Youth academies flooded by foreign youngsters remain an obstacle in the Football Association’s attempts to give the England team a greater pool of talent to pick from.

Brahim’s father is of Moroccan descent and his mother is Spanish. As things stand he wants to play for Spain. But if he spends five years in Manchester and becomes the 19-year-old sensation City believe he will, he will qualify for England under residency rules and it will be down to him to choose.

Barça look to be living on borrowed time after the saga of Song’s boots

Barcelona’s Champions League defeat to Ajax in Amsterdam last week was one of the club’s worst performances in Europe in recent memory but a story published by the paper closest to the club, Diario Sport, also spoke about the state of the Spanish champions off the pitch as well.

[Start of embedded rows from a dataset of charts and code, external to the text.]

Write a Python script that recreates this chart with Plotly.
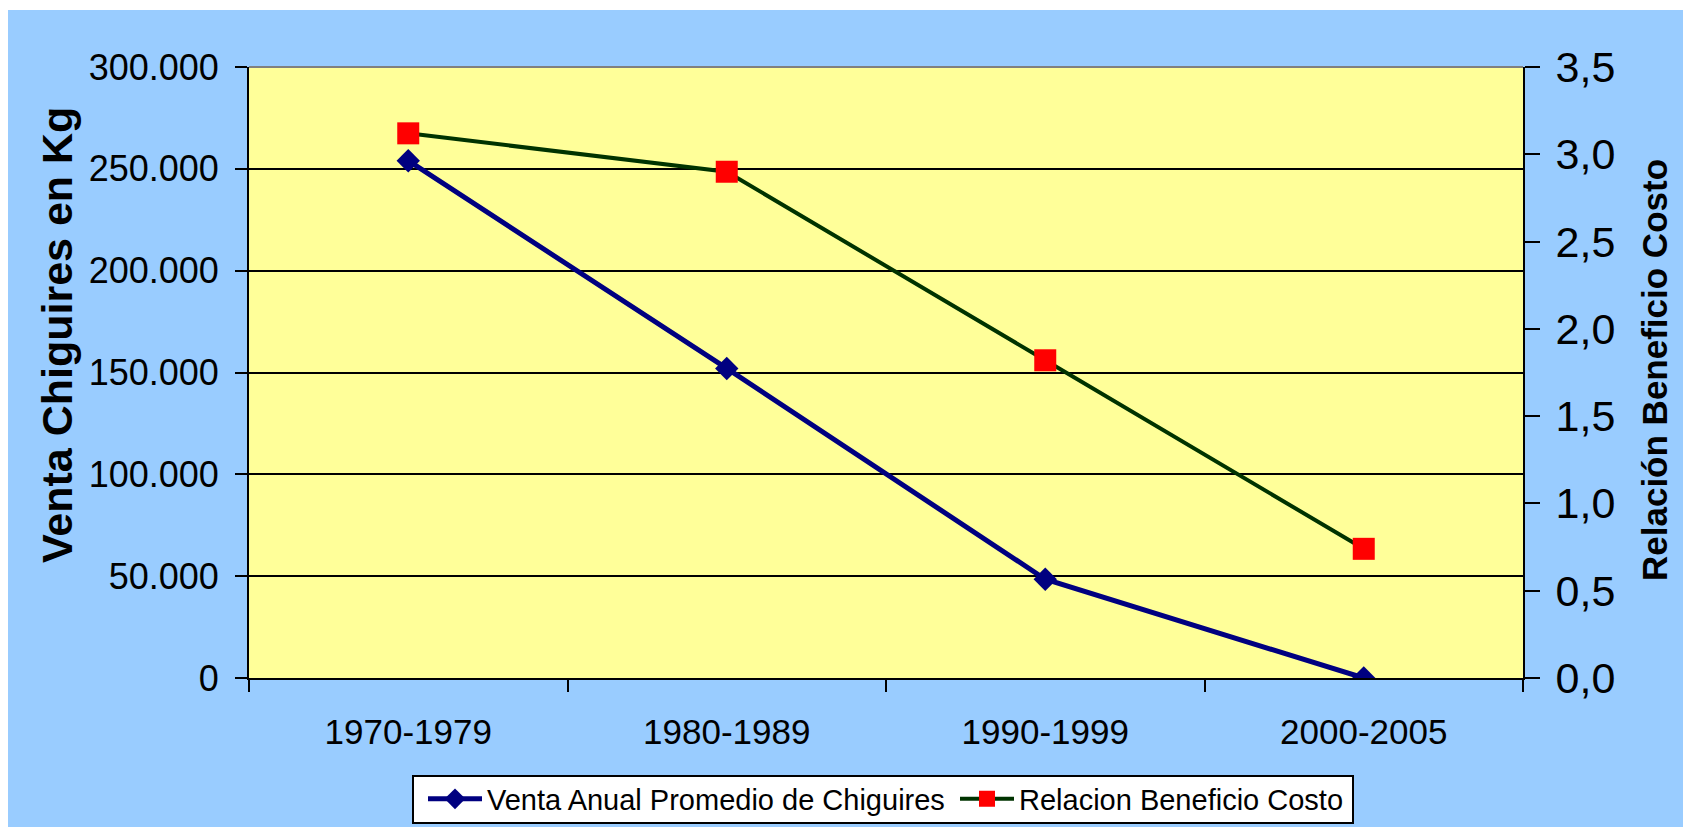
import plotly.graph_objects as go

# data
periodos = ["1970-1979", "1980-1989", "1990-1999", "2000-2005"]
venta_kg = [254000, 152000, 48500, 0]
relacion_bc = [3.12, 2.90, 1.82, 0.74]

nombre_venta = "Venta Anual Promedio de Chiguires"
nombre_relacion = "Relacion Beneficio Costo"
titulo_izq = "Venta Chiguires en Kg"
titulo_der = "Relación Beneficio Costo"

# the page body adds 8px on the left/top, figure fills the rest
W, H = 1683, 819
L, R, T, B = 241, 1515, 59, 670   # plot area in pixels
FONT = "Liberation Sans, Arial, sans-serif"


def px_x(px):
    """pixel -> paper x"""
    return (px - L) / (R - L)


def px_y(py):
    """pixel -> paper y"""
    return (B - py) / (B - T)


fig = go.Figure()

fig.add_trace(go.Scatter(x=periodos, y=venta_kg,
                         name=nombre_venta,
                         mode="lines+markers",
                         line=dict(color="#000080", width=5),
                         marker=dict(symbol="diamond", size=18, color="#000080"),
                         yaxis="y"))

fig.add_trace(go.Scatter(x=periodos, y=relacion_bc,
                         name=nombre_relacion,
                         mode="lines+markers",
                         line=dict(color="#003300", width=4),
                         marker=dict(symbol="square", size=22, color="#FF0000"),
                         yaxis="y2"))

fig.update_layout(
    width=W, height=H,
    margin=dict(l=L, r=W - R, t=T, b=H - B, pad=0),
    paper_bgcolor="#99CCFF",
    plot_bgcolor="#FFFF99",
    separators=",.",
    font=dict(family=FONT, color="black"),
    showlegend=True,
    legend=dict(orientation="h",
                xref="container", yref="container",
                x=415 / W, y=1 - 791 / H,
                xanchor="left", yanchor="middle",
                bgcolor="rgba(0,0,0,0)",
                borderwidth=0,
                font=dict(size=29, family=FONT),
                itemwidth=54,
                entrywidth=463,
                traceorder="normal"),
    xaxis=dict(type="category",
               range=[-0.5, 3.5],
               tickson="boundaries",
               ticks="outside", ticklen=12, tickwidth=2, tickcolor="black",
               showline=True, linecolor="black", linewidth=2,
               showgrid=False,
               tickfont=dict(size=35),
               ticklabelstandoff=22),
    yaxis=dict(range=[0, 300000],
               tickvals=[0, 50000, 100000, 150000, 200000, 250000, 300000],
               tickformat=",d",
               ticks="outside", ticklen=12, tickwidth=2, tickcolor="black",
               showline=True, linecolor="black", linewidth=2,
               showgrid=True, gridcolor="black", gridwidth=2,
               zeroline=False,
               tickfont=dict(size=36),
               ticklabelstandoff=9),
    yaxis2=dict(range=[0, 3.5],
                tickvals=[0, 0.5, 1, 1.5, 2, 2.5, 3, 3.5],
                tickformat=".1f",
                overlaying="y", side="right", anchor="x",
                ticks="outside", ticklen=15, tickwidth=2, tickcolor="black",
                showline=True, linecolor="black", linewidth=2,
                showgrid=False, zeroline=False,
                tickfont=dict(size=43),
                ticklabelstandoff=7),
    # inner half of the crossing ticks on the right axis
    yaxis3=dict(range=[0, 3.5],
                tickvals=[0, 0.5, 1, 1.5, 2, 2.5, 3, 3.5],
                overlaying="y", side="right", anchor="x",
                ticks="inside", ticklen=15, tickwidth=2, tickcolor="black",
                showticklabels=False, showline=False,
                showgrid=False, zeroline=False),
)

# thin white strip on top (rest comes from the page margin)
fig.add_shape(type="rect", xref="paper", yref="paper", layer="above",
              x0=px_x(0), x1=px_x(W), y0=px_y(2), y1=px_y(0),
              fillcolor="white", line_width=0)
# grey border on top of the plot area
fig.add_shape(type="line", xref="paper", yref="paper",
              x0=0, x1=1, y0=1, y1=1,
              line=dict(color="#808080", width=2))
# legend box
fig.add_shape(type="rect", xref="paper", yref="paper", layer="above",
              x0=px_x(405), x1=px_x(1345), y0=px_y(815), y1=px_y(768),
              fillcolor="white", line=dict(color="black", width=2))

# axis titles
fig.add_annotation(text="<b>" + titulo_izq + "</b>", textangle=-90,
                   xref="paper", yref="paper", x=px_x(49), y=px_y(327),
                   xanchor="center", yanchor="middle",
                   showarrow=False, font=dict(size=43, family=FONT))
fig.add_annotation(text="<b>" + titulo_der + "</b>", textangle=-90,
                   xref="paper", yref="paper", x=px_x(1646), y=px_y(362),
                   xanchor="center", yanchor="middle",
                   showarrow=False, font=dict(size=35, family=FONT))

fig.write_html("out.html",
               post_script="document.body.style.overflow='hidden';")
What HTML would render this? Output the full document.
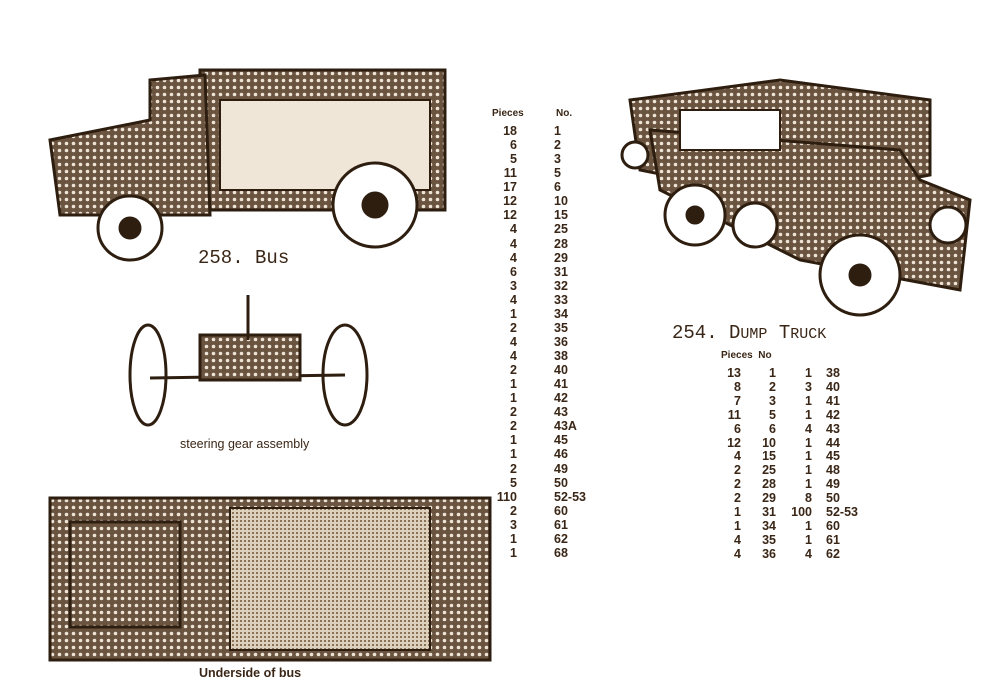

Sport reported that Alex Song had worn a pair of boots during the match that were a size too big and borrowed from Sergi Busquets because Song had given his boots away to celebrating supporters in Cameroon after he helped the country beat Tunisia in the World Cup play-offs to reach next summer’s finals in Brazil.

His new boots had not arrived in time for the Ajax game and he ended up wearing Busquet’s second pair.

With the margins ever smaller in terms of who wins and who loses and with something to gain from every match – Uefa prize money was at stake for Barça, even though they had already qualified for the knockout stage – it seems difficult to fathom how such a Sunday League scenario might have taken place in the Champions League and from a club that have won the competition three times in the last 10 years.

Barcelona have dominated possession less this season than in recent campaigns. Statistics published this week suggest they average 66 per cent as opposed to 72 per cent in Pep Guardiola’s last campaign. But somehow Song’s boots story says as much about how things have changed than any passing statistics.

The midfielder is not the reason why they were beaten by Ajax, but the fading of that ultra-professionalism and attention to detail under Guardiola may have a lot to do with the sense that this Barcelona team is not what it once was.